First, I don't think you have a Conference if you don't play everyone on a regular basis. And you cannot do that beyond 16 under current conditions. Whether it is 3-6-6 or pods or whatever, a 16 team conference can play each other twice in a 4 year period in Football and at least once annually in Basketball.

The key current condition is the College LLP Football Playoffs. The pressure is going to be on to eliminate automatic qualifiers. The SEC has 8 teams who believe they have a right to be in the playoffs almost every year (Alabama, Auburn, Georgia, OU, Texas, A&M, LSU, and Florida) and the B1G has 4 (tOSU, UM, PSU, USC). Add in Clemson, FSU and Notre Dame and you have at a minimum 15 teams who believe the absolute right to the playoffs is theirs.

That, of course, doesn't include former or occasional powers like Miami, Oregon, Washington, Tennessee, and Nebraska (smh). Or delusional "powers" like Wisconsin, Iowa, Michigan State, and Utah. Clearly some of those schools are not like the others, but all are legends in their own minds.
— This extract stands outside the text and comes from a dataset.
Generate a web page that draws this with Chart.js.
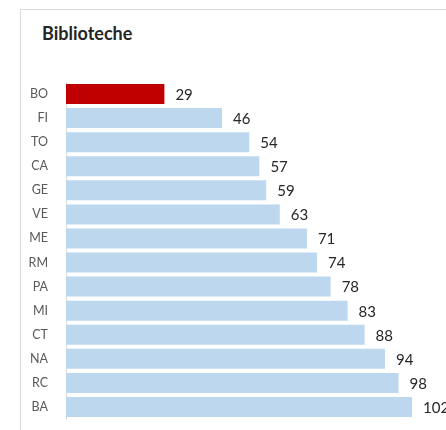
<!DOCTYPE html>
<html>
<head>
<meta charset="utf-8">
<script src="https://cdn.jsdelivr.net/npm/chart.js@4"></script>
<style>
  body { margin: 0; background: #fff; overflow: hidden; }
  #wrap { position: relative; width: 446px; height: 430px; overflow: hidden; }
  #frame { position: absolute; left: 20px; top: 9px; width: 460px; height: 440px; border: 1px solid #d9d9d9; }
  #title { position: absolute; left: 42px; top: 22px; font: bold 18px Lato, sans-serif; color: #262626; }
  #chart { position: absolute; left: 0; top: 0; }
</style>
</head>
<body>
<div id="wrap">
  <div id="frame"></div>
  <div id="title">Biblioteche</div>
  <canvas id="chart" width="446" height="430"></canvas>
</div>
<script>
const cities = ["BO", "FI", "TO", "CA", "GE", "VE", "ME", "RM", "PA", "MI", "CT", "NA", "RC", "BA"];
const libraries = [29, 46, 54, 57, 59, 63, 71, 74, 78, 83, 88, 94, 98, 102];
const highlight = "BO";

const barColors = cities.map(c => c === highlight ? "#c00000" : "#bdd7ee");

// draw the value next to each bar
const valueLabels = {
  id: "valueLabels",
  afterDatasetsDraw(chart) {
    const ctx = chart.ctx;
    const meta = chart.getDatasetMeta(0);
    ctx.save();
    ctx.font = "15px Lato, sans-serif";
    ctx.fillStyle = "#262626";
    ctx.textBaseline = "middle";
    meta.data.forEach((bar, i) => {
      ctx.fillText(libraries[i], bar.x + 11, bar.y + 1);
    });
    ctx.restore();
  }
};

new Chart(document.getElementById("chart"), {
  type: "bar",
  data: {
    labels: cities,
    datasets: [{
      data: libraries,
      backgroundColor: barColors,
      categoryPercentage: 1,
      barPercentage: 0.83
    }]
  },
  options: {
    indexAxis: "y",
    responsive: false,
    animation: false,
    layout: { padding: { top: 82, bottom: 11, left: 0, right: 0 } },
    plugins: { legend: { display: false }, tooltip: { enabled: false } },
    scales: {
      x: { display: false, min: 0, max: 112 },
      y: {
        afterFit(scale) {
          scale.width = 66;
          // tick padding shouldn't push the plot area in from top/bottom
          scale.paddingTop = 0;
          scale.paddingBottom = 0;
        },
        grid: { display: false, drawTicks: false },
        border: { display: true, color: "#d9d9d9" },
        ticks: { padding: 18, color: "#595959", font: { family: "Lato", size: 12.5 } }
      }
    }
  },
  plugins: [valueLabels]
});
</script>
</body>
</html>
The current model doesn't support super Conferenceces. Yet here we are. Right now, it appears money is the prime motivator. But after the money is consolidated, and maybe 40 teams land in the B1G and SEC, the model doesn't work. So there will be a push, demand, for no automatic qualifiers, so all the teams and money goes to those Conferences. And if it doesn't, the current model disappears and a College Football League, with it's own rules of operation, will form. It might be 40. It might be 32. If it is 32, it won't be the current 32 in the Big Ten and SEC. Missouri, Arkansas, South Carolina, Vanderbilt, Mississippi, Mississippi State, Rutgers, Maryland, Indiana, Purdue, Minnesota, Illinois, Northwestern will all be scrambling to ward off the likes of Miami, Clemson, Florida State, North Carolina, Virginia, Washington, Oregon, Utah, Notre Dame. The networks are going to want a more national Coverage, bigger markets.

It might come down to the absolute powers plus those closest to markets, a mini NFL. Minus the NE since CFB doesn't play well there.

I could see the following CFB League:
For sures: USC, Texas, Oklahoma, Alabama, Georgia, Notre Dame, Ohio State, Penn State, Michigan, Clemson, Louisiana State, Florida, Florida State, Miami, Tennessee, Texas A&M, Auburn, Washington, Oregon, Wisconsin,

The next 12, strictly in my opinion based on success and brand:
Nebraska, Iowa, Michigan State, UCLA, Utah, North Carolina, Virginia, TCU, Oklahoma State, Kansas State, Stanford

As you can see, it is hard beyond the first 20-24. But some version of this is how I see this going. The current model can't survive, imo.